Job —
Exactly reproduce each line of the listing that follows.

Dataset content —
**********
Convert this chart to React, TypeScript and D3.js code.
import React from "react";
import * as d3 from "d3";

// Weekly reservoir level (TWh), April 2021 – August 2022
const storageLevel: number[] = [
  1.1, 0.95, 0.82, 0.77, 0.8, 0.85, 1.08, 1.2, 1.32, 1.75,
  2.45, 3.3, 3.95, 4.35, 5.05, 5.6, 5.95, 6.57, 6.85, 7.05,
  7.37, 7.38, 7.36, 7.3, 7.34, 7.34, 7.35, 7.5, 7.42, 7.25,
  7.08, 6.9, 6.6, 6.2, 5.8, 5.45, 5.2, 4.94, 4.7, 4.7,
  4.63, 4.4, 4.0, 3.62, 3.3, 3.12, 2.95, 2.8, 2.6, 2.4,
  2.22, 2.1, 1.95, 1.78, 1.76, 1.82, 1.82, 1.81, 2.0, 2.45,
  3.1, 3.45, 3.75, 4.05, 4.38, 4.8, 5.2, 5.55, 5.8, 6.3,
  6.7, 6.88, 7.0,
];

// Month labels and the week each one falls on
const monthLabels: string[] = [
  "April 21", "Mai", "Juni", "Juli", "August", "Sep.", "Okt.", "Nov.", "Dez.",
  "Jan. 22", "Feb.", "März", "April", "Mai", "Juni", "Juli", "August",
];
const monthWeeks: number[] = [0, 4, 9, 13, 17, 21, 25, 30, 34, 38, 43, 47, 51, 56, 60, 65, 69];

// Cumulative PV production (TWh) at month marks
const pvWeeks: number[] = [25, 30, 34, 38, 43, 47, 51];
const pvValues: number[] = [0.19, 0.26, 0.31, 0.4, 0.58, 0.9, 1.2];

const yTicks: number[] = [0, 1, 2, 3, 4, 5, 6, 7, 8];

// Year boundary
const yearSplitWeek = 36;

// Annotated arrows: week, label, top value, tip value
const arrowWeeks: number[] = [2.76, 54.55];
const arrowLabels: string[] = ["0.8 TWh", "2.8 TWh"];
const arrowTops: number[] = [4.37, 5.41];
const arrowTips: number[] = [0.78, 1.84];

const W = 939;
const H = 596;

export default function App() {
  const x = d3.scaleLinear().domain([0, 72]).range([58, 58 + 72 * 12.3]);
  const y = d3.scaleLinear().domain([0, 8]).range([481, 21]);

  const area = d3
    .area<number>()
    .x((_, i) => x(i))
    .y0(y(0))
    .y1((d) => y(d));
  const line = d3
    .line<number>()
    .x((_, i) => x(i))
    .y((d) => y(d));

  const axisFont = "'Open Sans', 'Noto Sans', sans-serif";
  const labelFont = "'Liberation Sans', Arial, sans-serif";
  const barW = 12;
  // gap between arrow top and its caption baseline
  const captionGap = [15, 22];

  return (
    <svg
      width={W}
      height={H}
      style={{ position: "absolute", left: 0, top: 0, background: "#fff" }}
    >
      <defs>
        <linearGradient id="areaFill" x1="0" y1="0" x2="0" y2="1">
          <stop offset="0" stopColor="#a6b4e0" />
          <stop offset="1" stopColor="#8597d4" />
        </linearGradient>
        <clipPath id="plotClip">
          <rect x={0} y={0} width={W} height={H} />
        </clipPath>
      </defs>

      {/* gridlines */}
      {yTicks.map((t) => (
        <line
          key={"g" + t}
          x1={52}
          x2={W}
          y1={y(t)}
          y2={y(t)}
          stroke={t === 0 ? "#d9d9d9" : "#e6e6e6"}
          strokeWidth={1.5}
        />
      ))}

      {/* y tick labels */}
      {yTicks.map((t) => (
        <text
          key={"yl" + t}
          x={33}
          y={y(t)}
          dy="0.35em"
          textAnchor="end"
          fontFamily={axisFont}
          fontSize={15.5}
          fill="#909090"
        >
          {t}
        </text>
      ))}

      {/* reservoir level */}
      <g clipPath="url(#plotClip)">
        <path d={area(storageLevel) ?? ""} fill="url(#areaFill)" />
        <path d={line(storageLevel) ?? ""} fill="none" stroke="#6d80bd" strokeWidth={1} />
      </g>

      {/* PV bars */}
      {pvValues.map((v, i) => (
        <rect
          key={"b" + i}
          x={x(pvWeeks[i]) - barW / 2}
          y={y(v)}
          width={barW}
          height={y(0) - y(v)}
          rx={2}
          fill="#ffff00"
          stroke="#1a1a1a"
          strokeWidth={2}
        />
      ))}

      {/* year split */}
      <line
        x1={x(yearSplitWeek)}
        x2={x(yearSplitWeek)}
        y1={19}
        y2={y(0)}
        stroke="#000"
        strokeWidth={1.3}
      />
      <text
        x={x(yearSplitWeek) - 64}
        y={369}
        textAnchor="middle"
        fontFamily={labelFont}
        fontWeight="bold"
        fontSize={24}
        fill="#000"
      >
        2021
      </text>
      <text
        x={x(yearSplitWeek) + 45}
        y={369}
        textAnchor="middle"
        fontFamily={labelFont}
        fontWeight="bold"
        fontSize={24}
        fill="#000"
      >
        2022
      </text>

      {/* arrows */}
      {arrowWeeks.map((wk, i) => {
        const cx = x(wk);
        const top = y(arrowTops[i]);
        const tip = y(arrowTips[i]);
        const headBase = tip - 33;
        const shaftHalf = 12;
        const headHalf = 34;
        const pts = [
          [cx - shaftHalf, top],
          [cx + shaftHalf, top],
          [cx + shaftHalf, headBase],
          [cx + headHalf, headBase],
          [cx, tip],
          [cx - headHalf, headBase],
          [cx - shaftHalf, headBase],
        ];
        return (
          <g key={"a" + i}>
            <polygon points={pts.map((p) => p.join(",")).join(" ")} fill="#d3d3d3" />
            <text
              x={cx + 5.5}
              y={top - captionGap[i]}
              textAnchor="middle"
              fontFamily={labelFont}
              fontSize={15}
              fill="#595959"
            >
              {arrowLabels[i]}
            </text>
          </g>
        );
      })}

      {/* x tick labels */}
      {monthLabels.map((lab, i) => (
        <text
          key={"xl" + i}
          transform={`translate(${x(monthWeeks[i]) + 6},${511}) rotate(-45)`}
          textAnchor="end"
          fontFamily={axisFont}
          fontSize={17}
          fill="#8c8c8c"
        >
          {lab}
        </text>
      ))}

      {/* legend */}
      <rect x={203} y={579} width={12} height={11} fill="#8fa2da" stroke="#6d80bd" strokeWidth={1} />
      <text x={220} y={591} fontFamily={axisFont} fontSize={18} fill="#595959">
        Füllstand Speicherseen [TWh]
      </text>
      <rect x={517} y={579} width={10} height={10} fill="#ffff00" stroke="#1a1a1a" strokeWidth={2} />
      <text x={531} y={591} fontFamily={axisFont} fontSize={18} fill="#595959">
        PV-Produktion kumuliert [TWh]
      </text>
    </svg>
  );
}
**********
Answer to this problem —
Convert this chart to React, TypeScript and D3.js code.
import React from "react";
import * as d3 from "d3";

// Weekly reservoir level (TWh), April 2021 – August 2022
const storageLevel: number[] = [
  1.1, 0.95, 0.82, 0.77, 0.8, 0.85, 1.08, 1.2, 1.32, 1.75,
  2.45, 3.3, 3.95, 4.35, 5.05, 5.6, 5.95, 6.57, 6.85, 7.05,
  7.37, 7.38, 7.36, 7.3, 7.34, 7.34, 7.35, 7.5, 7.42, 7.25,
  7.08, 6.9, 6.6, 6.2, 5.8, 5.45, 5.2, 4.94, 4.7, 4.7,
  4.63, 4.4, 4.0, 3.62, 3.3, 3.12, 2.95, 2.8, 2.6, 2.4,
  2.22, 2.1, 1.95, 1.78, 1.76, 1.82, 1.82, 1.81, 2.0, 2.45,
  3.1, 3.45, 3.75, 4.05, 4.38, 4.8, 5.2, 5.55, 5.8, 6.3,
  6.7, 6.88, 7.0,
];

// Month labels and the week each one falls on
const monthLabels: string[] = [
  "April 21", "Mai", "Juni", "Juli", "August", "Sep.", "Okt.", "Nov.", "Dez.",
  "Jan. 22", "Feb.", "März", "April", "Mai", "Juni", "Juli", "August",
];
const monthWeeks: number[] = [0, 4, 9, 13, 17, 21, 25, 30, 34, 38, 43, 47, 51, 56, 60, 65, 69];

// Cumulative PV production (TWh) at month marks
const pvWeeks: number[] = [25, 30, 34, 38, 43, 47, 51];
const pvValues: number[] = [0.19, 0.26, 0.31, 0.4, 0.58, 0.9, 1.2];

const yTicks: number[] = [0, 1, 2, 3, 4, 5, 6, 7, 8];

// Year boundary
const yearSplitWeek = 36;

// Annotated arrows: week, label, top value, tip value
const arrowWeeks: number[] = [2.76, 54.55];
const arrowLabels: string[] = ["0.8 TWh", "2.8 TWh"];
const arrowTops: number[] = [4.37, 5.41];
const arrowTips: number[] = [0.78, 1.84];

const W = 939;
const H = 596;

export default function App() {
  const x = d3.scaleLinear().domain([0, 72]).range([58, 58 + 72 * 12.3]);
  const y = d3.scaleLinear().domain([0, 8]).range([481, 21]);

  const area = d3
    .area<number>()
    .x((_, i) => x(i))
    .y0(y(0))
    .y1((d) => y(d));
  const line = d3
    .line<number>()
    .x((_, i) => x(i))
    .y((d) => y(d));

  const axisFont = "'Open Sans', 'Noto Sans', sans-serif";
  const labelFont = "'Liberation Sans', Arial, sans-serif";
  const barW = 12;
  // gap between arrow top and its caption baseline
  const captionGap = [15, 22];

  return (
    <svg
      width={W}
      height={H}
      style={{ position: "absolute", left: 0, top: 0, background: "#fff" }}
    >
      <defs>
        <linearGradient id="areaFill" x1="0" y1="0" x2="0" y2="1">
          <stop offset="0" stopColor="#a6b4e0" />
          <stop offset="1" stopColor="#8597d4" />
        </linearGradient>
        <clipPath id="plotClip">
          <rect x={0} y={0} width={W} height={H} />
        </clipPath>
      </defs>

      {/* gridlines */}
      {yTicks.map((t) => (
        <line
          key={"g" + t}
          x1={52}
          x2={W}
          y1={y(t)}
          y2={y(t)}
          stroke={t === 0 ? "#d9d9d9" : "#e6e6e6"}
          strokeWidth={1.5}
        />
      ))}

      {/* y tick labels */}
      {yTicks.map((t) => (
        <text
          key={"yl" + t}
          x={33}
          y={y(t)}
          dy="0.35em"
          textAnchor="end"
          fontFamily={axisFont}
          fontSize={15.5}
          fill="#909090"
        >
          {t}
        </text>
      ))}

      {/* reservoir level */}
      <g clipPath="url(#plotClip)">
        <path d={area(storageLevel) ?? ""} fill="url(#areaFill)" />
        <path d={line(storageLevel) ?? ""} fill="none" stroke="#6d80bd" strokeWidth={1} />
      </g>

      {/* PV bars */}
      {pvValues.map((v, i) => (
        <rect
          key={"b" + i}
          x={x(pvWeeks[i]) - barW / 2}
          y={y(v)}
          width={barW}
          height={y(0) - y(v)}
          rx={2}
          fill="#ffff00"
          stroke="#1a1a1a"
          strokeWidth={2}
        />
      ))}

      {/* year split */}
      <line
        x1={x(yearSplitWeek)}
        x2={x(yearSplitWeek)}
        y1={19}
        y2={y(0)}
        stroke="#000"
        strokeWidth={1.3}
      />
      <text
        x={x(yearSplitWeek) - 64}
        y={369}
        textAnchor="middle"
        fontFamily={labelFont}
        fontWeight="bold"
        fontSize={24}
        fill="#000"
      >
        2021
      </text>
      <text
        x={x(yearSplitWeek) + 45}
        y={369}
        textAnchor="middle"
        fontFamily={labelFont}
        fontWeight="bold"
        fontSize={24}
        fill="#000"
      >
        2022
      </text>

      {/* arrows */}
      {arrowWeeks.map((wk, i) => {
        const cx = x(wk);
        const top = y(arrowTops[i]);
        const tip = y(arrowTips[i]);
        const headBase = tip - 33;
        const shaftHalf = 12;
        const headHalf = 34;
        const pts = [
          [cx - shaftHalf, top],
          [cx + shaftHalf, top],
          [cx + shaftHalf, headBase],
          [cx + headHalf, headBase],
          [cx, tip],
          [cx - headHalf, headBase],
          [cx - shaftHalf, headBase],
        ];
        return (
          <g key={"a" + i}>
            <polygon points={pts.map((p) => p.join(",")).join(" ")} fill="#d3d3d3" />
            <text
              x={cx + 5.5}
              y={top - captionGap[i]}
              textAnchor="middle"
              fontFamily={labelFont}
              fontSize={15}
              fill="#595959"
            >
              {arrowLabels[i]}
            </text>
          </g>
        );
      })}

      {/* x tick labels */}
      {monthLabels.map((lab, i) => (
        <text
          key={"xl" + i}
          transform={`translate(${x(monthWeeks[i]) + 6},${511}) rotate(-45)`}
          textAnchor="end"
          fontFamily={axisFont}
          fontSize={17}
          fill="#8c8c8c"
        >
          {lab}
        </text>
      ))}

      {/* legend */}
      <rect x={203} y={579} width={12} height={11} fill="#8fa2da" stroke="#6d80bd" strokeWidth={1} />
      <text x={220} y={591} fontFamily={axisFont} fontSize={18} fill="#595959">
        Füllstand Speicherseen [TWh]
      </text>
      <rect x={517} y={579} width={10} height={10} fill="#ffff00" stroke="#1a1a1a" strokeWidth={2} />
      <text x={531} y={591} fontFamily={axisFont} fontSize={18} fill="#595959">
        PV-Produktion kumuliert [TWh]
      </text>
    </svg>
  );
}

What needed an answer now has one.